Bronstein doesn’t want potential investors following that particular link, for much the same reason as he has now taken down his highly NSFW website, That URL now redirects to his page; that, in turn, links to his Wikipedia entry, which features an incomplete list of his publicity stunts, and describes his occupation as “Ex-Road Ruler, current-prankster and blogger Zoomdoggle”. But Bronstein has erased Zoomdoggle, too, from the internet.

Kickstarter is quite clear that it doesn’t vet projects, or their founders. And no one expects Flint and Tinder’s 5,578 funders to have done some kind of due diligence on the company. But this project is very far from Kickstarter’s core mission of providing funding for one-off creative projects. Kickstarter’s very first rule is unambiguous on this front:

1. Funding for projects only.
A project has a clear goal, like making an album, a book, or a work of art. A project will eventually be completed, and something will be produced by it. A project is not open-ended. Starting a business, for example, does not qualify as a project.

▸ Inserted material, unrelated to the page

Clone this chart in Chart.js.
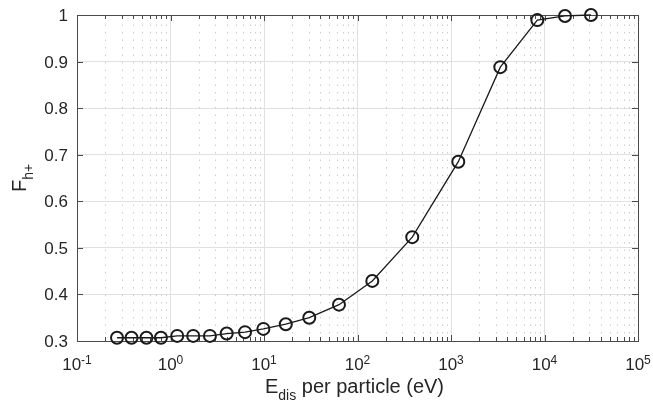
<!DOCTYPE html>
<html>
<head>
<meta charset="utf-8">
<title>F_h+ vs E_dis</title>
<script src="https://cdn.jsdelivr.net/npm/chart.js@4.4.1/dist/chart.umd.min.js"></script>
<style>
  html, body { margin: 0; padding: 0; background: #fff; }
  #wrap { width: 653px; height: 406px; }
</style>
</head>
<body>
<div id="wrap"><canvas id="chart" width="653" height="406"></canvas></div>
<script>
// --- DATA ---
const energyEv = [0.268, 0.383, 0.553, 0.79, 1.18, 1.75, 2.64, 3.99, 6.27, 9.85,
                  17.1, 30.5, 63.4, 144, 385, 1197, 3368, 8380, 16570, 31400];
const fractionHplus = [0.307, 0.307, 0.307, 0.307, 0.311, 0.311, 0.311, 0.316, 0.319, 0.326,
                       0.336, 0.350, 0.378, 0.429, 0.523, 0.685, 0.888, 0.989, 0.998, 1.0];

const xTickValues = [0.1, 1, 10, 100, 1000, 10000, 100000];
const xTickExponents = ['-1', '0', '1', '2', '3', '4', '5'];
const yTickValues = [0.3, 0.4, 0.5, 0.6, 0.7, 0.8, 0.9, 1];
const yTickLabels = ['0.3', '0.4', '0.5', '0.6', '0.7', '0.8', '0.9', '1'];

const xTitleMain = 'E';
const xTitleSub = 'dis';
const xTitleRest = ' per particle (eV)';
const yTitleMain = 'F';
const yTitleSub = 'h+';

// --- STYLE ---
const FONT = '"Liberation Sans", Arial, Helvetica, sans-serif';
const TEXT_COLOR = '#262626';
const AXIS_COLOR = '#4a4a4a';

// --- MATLAB-STYLE AXES PLUGIN (box, inward ticks, minor grid, labels) ---
const matlabAxes = {
  id: 'matlabAxes',
  beforeDatasetsDraw(chart) {
    const { ctx, chartArea: a, scales: { x, y } } = chart;
    ctx.save();

    // minor dotted grid on the log axis
    ctx.strokeStyle = '#cdcdcd';
    ctx.lineWidth = 1;
    ctx.setLineDash([1.5, 6]);
    const minors = [];
    for (let k = -1; k <= 4; k++) {
      for (let m = 2; m <= 9; m++) minors.push(m * Math.pow(10, k));
    }
    minors.forEach(v => {
      const px = Math.round(x.getPixelForValue(v)) + 0.5;
      ctx.beginPath();
      ctx.moveTo(px, a.bottom);
      ctx.lineTo(px, a.top);
      ctx.stroke();
    });
    ctx.setLineDash([]);

    // box
    ctx.strokeStyle = AXIS_COLOR;
    ctx.lineWidth = 1;
    ctx.strokeRect(Math.round(a.left) + 0.5, Math.round(a.top) + 0.5,
                   Math.round(a.right - a.left), Math.round(a.bottom - a.top));

    // inward ticks
    ctx.beginPath();
    minors.forEach(v => {
      const px = Math.round(x.getPixelForValue(v)) + 0.5;
      ctx.moveTo(px, a.bottom); ctx.lineTo(px, a.bottom - 4);
      ctx.moveTo(px, a.top); ctx.lineTo(px, a.top + 4);
    });
    xTickValues.forEach(v => {
      const px = Math.round(x.getPixelForValue(v)) + 0.5;
      ctx.moveTo(px, a.bottom); ctx.lineTo(px, a.bottom - 6);
      ctx.moveTo(px, a.top); ctx.lineTo(px, a.top + 6);
    });
    yTickValues.forEach(v => {
      const py = Math.round(y.getPixelForValue(v)) + 0.5;
      ctx.moveTo(a.left, py); ctx.lineTo(a.left + 6, py);
      ctx.moveTo(a.right, py); ctx.lineTo(a.right - 6, py);
    });
    ctx.stroke();
    ctx.restore();
  },
  afterDraw(chart) {
    const { ctx, chartArea: a, scales: { x, y } } = chart;
    ctx.save();
    ctx.fillStyle = TEXT_COLOR;
    ctx.textBaseline = 'alphabetic';

    // x tick labels: 10^k
    xTickValues.forEach((v, i) => {
      const cx = x.getPixelForValue(v);
      ctx.font = '17px ' + FONT;
      const wBase = ctx.measureText('10').width;
      ctx.font = '12px ' + FONT;
      const wExp = ctx.measureText(xTickExponents[i]).width;
      const left = cx - (wBase + wExp) / 2;
      ctx.textAlign = 'left';
      ctx.font = '17px ' + FONT;
      ctx.fillText('10', left, a.bottom + 29);
      ctx.font = '12px ' + FONT;
      ctx.fillText(xTickExponents[i], left + wBase, a.bottom + 23);
    });

    // y tick labels
    ctx.font = '17px ' + FONT;
    ctx.textAlign = 'right';
    yTickValues.forEach((v, i) => {
      ctx.fillText(yTickLabels[i], a.left - 9, y.getPixelForValue(v) + 6);
    });

    // x title with subscript
    ctx.textAlign = 'left';
    ctx.font = '20px ' + FONT;
    const wE = ctx.measureText(xTitleMain).width;
    const wRest = ctx.measureText(xTitleRest).width;
    ctx.font = '14px ' + FONT;
    const wSub = ctx.measureText(xTitleSub).width;
    const totalX = wE + wSub + wRest;
    const xStart = (a.left + a.right) / 2 - 3 - totalX / 2;
    const base = a.bottom + 52;
    ctx.font = '20px ' + FONT;
    ctx.fillText(xTitleMain, xStart, base);
    ctx.font = '14px ' + FONT;
    ctx.fillText(xTitleSub, xStart + wE, base + 7);
    ctx.font = '20px ' + FONT;
    ctx.fillText(xTitleRest, xStart + wE + wSub, base);

    // y title with subscript (rotated)
    ctx.font = '20px ' + FONT;
    const wF = ctx.measureText(yTitleMain).width;
    ctx.font = '14px ' + FONT;
    const wH = ctx.measureText(yTitleSub).width;
    ctx.translate(26, (a.top + a.bottom) / 2);
    ctx.rotate(-Math.PI / 2);
    const yStart = -(wF + wH) / 2;
    ctx.font = '20px ' + FONT;
    ctx.fillText(yTitleMain, yStart, 0);
    ctx.font = '14px ' + FONT;
    ctx.fillText(yTitleSub, yStart + wF, 7);
    ctx.restore();
  }
};

// --- CHART ---
const points = energyEv.map((e, i) => ({ x: e, y: fractionHplus[i] }));

new Chart(document.getElementById('chart').getContext('2d'), {
  type: 'line',
  data: {
    datasets: [{
      data: points,
      borderColor: '#1a1a1a',
      borderWidth: 1.3,
      pointStyle: 'circle',
      pointRadius: 6,
      pointBorderWidth: 2,
      pointBorderColor: '#1a1a1a',
      pointBackgroundColor: 'rgba(0,0,0,0)',
      tension: 0,
      clip: false
    }]
  },
  options: {
    responsive: false,
    devicePixelRatio: 1,
    animation: false,
    layout: { padding: { left: 77, right: 15, top: 15, bottom: 65 } },
    plugins: { legend: { display: false }, tooltip: { enabled: false } },
    scales: {
      x: {
        type: 'logarithmic',
        min: 0.1,
        max: 100000,
        afterBuildTicks: s => { s.ticks = xTickValues.map(v => ({ value: v, major: true })); },
        ticks: { display: false },
        grid: { color: '#e0e0e0', lineWidth: 1, drawTicks: false },
        border: { display: false }
      },
      y: {
        type: 'linear',
        min: 0.3,
        max: 1,
        afterBuildTicks: s => { s.ticks = yTickValues.map(v => ({ value: v })); },
        ticks: { display: false },
        grid: { color: '#e0e0e0', lineWidth: 1, drawTicks: false },
        border: { display: false }
      }
    }
  },
  plugins: [matlabAxes]
});
</script>
</body>
</html>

Flouting this restriction, Bronstein talks on his Kickstarter page about how “for every 1000 pair we sell per month, 1 full-time job has to be added back to the assembly line”. That seems pretty open-ended to me. And if he’s now looking for investors, that sounds like he’s starting a business, too. Not to mention the fact that in a follow-up email today, Bronstein said that my ego was getting in the way of his “earnest attempts at job creation”.

In a comment he left on my original post, Bronstein accused me of not being diligent in researching his background on the internet — which is kinda funny, given that he seems to be trying as hard as possible for people to do just that, both by taking down his own websites and by asking sites like Reuters to remove content about him.

Still, Flint and Tinder is clearly more than just another instance of Kickstarter looking like the Home Shopping Network. It’s also something rarer: an instance of Kickstarter being used as a way of making a company much more attractive to potential investors.

This happens in two ways. One is that a successful Kickstarter project acts as proof-of-demand: potential investors in Flint and Tinder, for instance, now know that there are thousands of people out there who, quite literally, buy into its project. And on top of that, Kickstarter funds constitute a source of unbelievably cheap unsecured debt, with a zero interest rate and no set maturity date; in the case of Flint and Tinder, moreover, that financing is repayable entirely in underwear.

Once a company has the best part of $300,000 in interest-free financing repayable at a time of its choosing in underwear, the famous underpants gnome business model starts looking actually rather attractive. I’m not entirely sure where or how Kickstarter funds would feature in an investment banker’s model of a company’s capital structure. They’re basically equity, without any kind of ownership or voting rights, which is offset against a set of future deliverables. In any case, Kickstarter funds will nearly always make any company’s balance sheet look a good deal healthier.

And so Kickstarter becomes more than just a way of funding projects, and more than just a way of demonstrating demand for as-yet-nonexistent products. It can also be a way of making your company a lot more attractive to potential investors. Kickstarter has made the decision that it’s not getting into the crowdfunding business as envsiaged in the JOBS Act. But in a way, it’s being dragged into investment markets whether it likes it or not. Unless, of course, it starts cracking down on the likes of Flint and Tinder.